2005.09.23 21:11 "[Tiff] Additional Lossless Compression Schemes", by Frank Warmerdam

2005.09.25 04:16 "Re: [Tiff] Additional Lossless Compression Schemes", by Joris Van Damme

Perhaps I am still think deflate isn't widely supported in TIFF because it wasn't 10 years ago.

I think so. It is one of the problems in a slow moving business like TIFF, statements like flate compression being badly supported persist for a decade, whilst in the mean time most apps came to support it. Most use LibTiff, and LibTiff supports it for quite a long time now.

Or at least, it looks that way to me, but again, we've got no way to measure such stuff in an objective manner.

To be honest I don't know much about the predictor stuff.

You really should look into it if you want to improve lossless compression ratio.

The theory is this: a sequence like...

200 201 202 203 204

...compresses badly, whilst...

200 1 1 1 1

...compressed a lot better. Thus, assuming single-channel 8bit per pixel for a minute, the first value in every scanline is encoded as is, but every subsequent value is replaced with the difference with previous value.

In multi-channel single-plane images, the first values that make up the first pixel are encoded as is, and every subsequent value is replaced with the difference with the same channel value in previous pixel. Possibly, in this case, it is better to store planar then chunky if you want to get the most compression gain out of prediction.

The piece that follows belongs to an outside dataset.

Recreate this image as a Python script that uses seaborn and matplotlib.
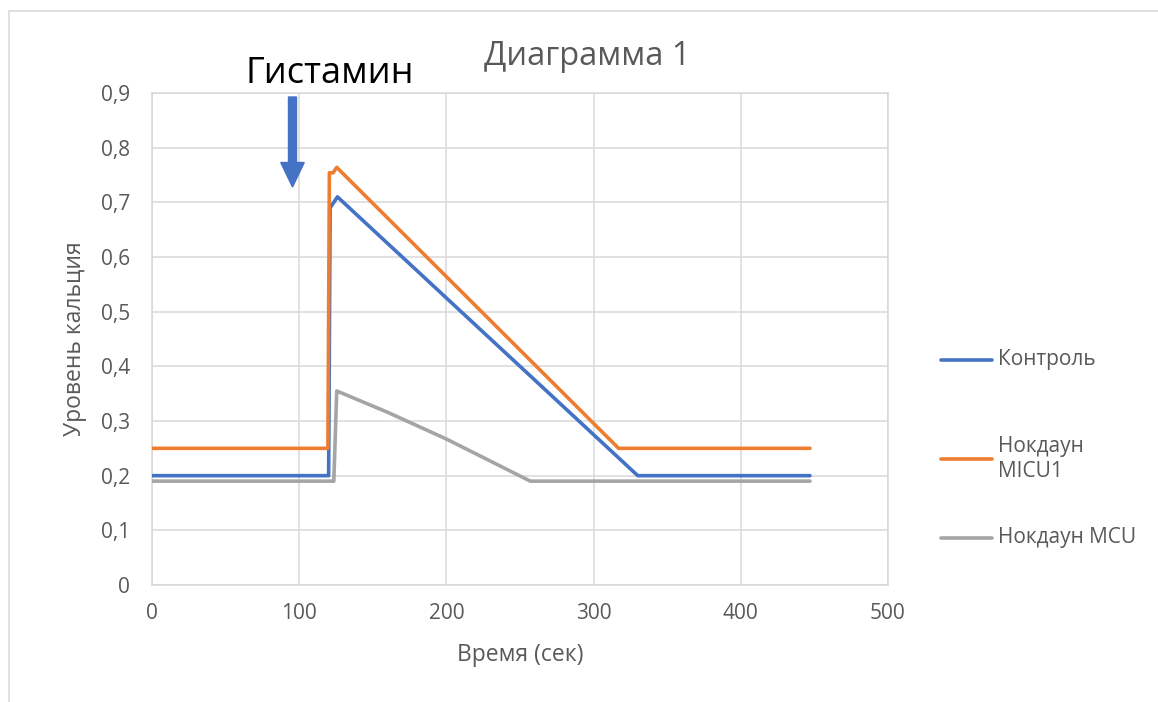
import matplotlib
matplotlib.use("Agg")
import matplotlib.pyplot as plt
from matplotlib.lines import Line2D
from matplotlib.patches import FancyArrow
import seaborn as sns
import pandas as pd

# ---- data ----
series_names = ["Контроль", "Нокдаун\nMICU1", "Нокдаун MCU"]
control_x = [0, 120, 121, 123, 126, 330, 447]
control_y = [0.20, 0.20, 0.69, 0.698, 0.710, 0.20, 0.20]
micu1_x = [0, 119.5, 120.5, 123, 125.5, 317, 447]
micu1_y = [0.25, 0.25, 0.754, 0.754, 0.764, 0.25, 0.25]
mcu_x = [0, 123.5, 125.5, 160, 200, 257, 447]
mcu_y = [0.19, 0.19, 0.355, 0.316, 0.267, 0.19, 0.19]
colors = ["#4472C4", "#ED7D31", "#A5A5A5"]
x_ticks = [0, 100, 200, 300, 400, 500]
y_ticks = [0, 0.1, 0.2, 0.3, 0.4, 0.5, 0.6, 0.7, 0.8, 0.9]
y_tick_labels = ["0", "0,1", "0,2", "0,3", "0,4", "0,5", "0,6", "0,7", "0,8", "0,9"]
title = "Диаграмма 1"
x_label = "Время (сек)"
y_label = "Уровень кальция"
annotation = "Гистамин"

sns.set_theme(style="white")
plt.rcParams["font.family"] = ["Open Sans", "DejaVu Sans"]

W, H = 1158, 702
fig = plt.figure(figsize=(W / 100, H / 100), dpi=100)
fig.patch.set_facecolor("white")

def fx(px):
    return px / W

def fy(py):
    return 1 - py / H

ax = fig.add_axes([fx(152), fy(585), fx(888) - fx(152), fy(93) - fy(585)])

frames = []
for name, xs, ys in zip(series_names,
                        [control_x, micu1_x, mcu_x],
                        [control_y, micu1_y, mcu_y]):
    frames.append(pd.DataFrame({"t": xs, "v": ys, "s": name}))
df = pd.concat(frames, ignore_index=True)

sns.lineplot(data=df, x="t", y="v", hue="s", palette=colors,
             estimator=None, sort=False, legend=False, linewidth=2.6, ax=ax,
             solid_capstyle="round", solid_joinstyle="round", zorder=3)

ax.set_xlim(0, 500)
ax.set_ylim(0, 0.9)
ax.set_xticks(x_ticks)
ax.set_xticklabels([str(v) for v in x_ticks])
ax.set_yticks(y_ticks)
ax.set_yticklabels(y_tick_labels)
ax.tick_params(axis="both", length=0, labelsize=15, labelcolor="#595959")
ax.tick_params(axis="y", pad=16)
ax.tick_params(axis="x", pad=13)
ax.grid(True, color="#d9d9d9", linewidth=1.1)
for sp in ax.spines.values():
    sp.set_color("#d9d9d9")
    sp.set_linewidth(1.1)
ax.set_xlabel("")
ax.set_ylabel("")

fig.text(fx(520), fy(655), x_label, ha="center", va="center", fontsize=16.5, color="#595959")
fig.text(fx(75), fy(339), y_label, ha="center", va="center", rotation=90, fontsize=16.5, color="#595959")
fig.text(fx(587), fy(65), title, ha="center", va="baseline", fontsize=23.5, color="#595959")
fig.text(fx(330), fy(83), annotation, ha="center", va="baseline", fontsize=26, color="black")

# arrow
arrow = FancyArrow(292.5 / 100, (H - 97) / 100, 0, -0.90, width=0.08,
                   head_width=0.235, head_length=0.245, length_includes_head=True,
                   color="#4472C4", transform=fig.dpi_scale_trans)
fig.add_artist(arrow)

# legend (manual)
leg_y = [360, 459, 538]
for name, c, yy in zip(series_names, colors, leg_y):
    fig.add_artist(Line2D([fx(941), fx(992)], [fy(yy), fy(yy)], color=c, linewidth=2.6,
                          solid_capstyle="round"))
    fig.text(fx(998), fy(yy), name, ha="left", va="center", fontsize=15,
             color="#595959", linespacing=1.3)

# outer frame (partly cropped)
fig.add_artist(Line2D([fx(8.5), fx(8.5)], [fy(11), 0], color="#d9d9d9", linewidth=1.1))
fig.add_artist(Line2D([fx(8.5), 1], [fy(11), fy(11)], color="#d9d9d9", linewidth=1.1))

fig.savefig("out.png", dpi=100, facecolor="white")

It can really make a lot of difference, depending on the type of image. The tag to use is http://www.awaresystems.be/imaging/tiff/tifftags/predictor.html. There is a more complete description in the spec.

Whether or not LibTiff supports it in the sense that it automatically resolves prediction as part of it resolving compression, I couldn't say. If it doesn't, then I guess you need to do that on the encapsulating application level.

Another thing I've been thinking about, is that ZLib supports different levels of compression, and different windows widths and such. Possibly, LibTiff defaults to ZLib usage that is a good trade-off but does not please entirely if you value compression ration much more then compression speed. I would guess LibTiff exposes pseudo-tags to let you fiddle with these, but, again, you probably know those a lot better then I do, I'm not a LibTiff expert.

Yet another thing is to use good, big enough strip/tile dimensions. If you use (LibTiff?) code that is based on the original recommendation in the TIFF spec that says ideal size of a strip or tile is around 8 kilobyte, to calculate ideal strip/tile dimensions for you, you'll end up storing a single line per strip and such stuff, that is really crazy today and hurts compression badly. I recommend aiming for 2 megabyte instead. That'll give ZLib data with lots of redundancy to eliminate, instead of limiting its view to a single scanline or just a couple of them, and will contribute quite a bit to a good compression ratio.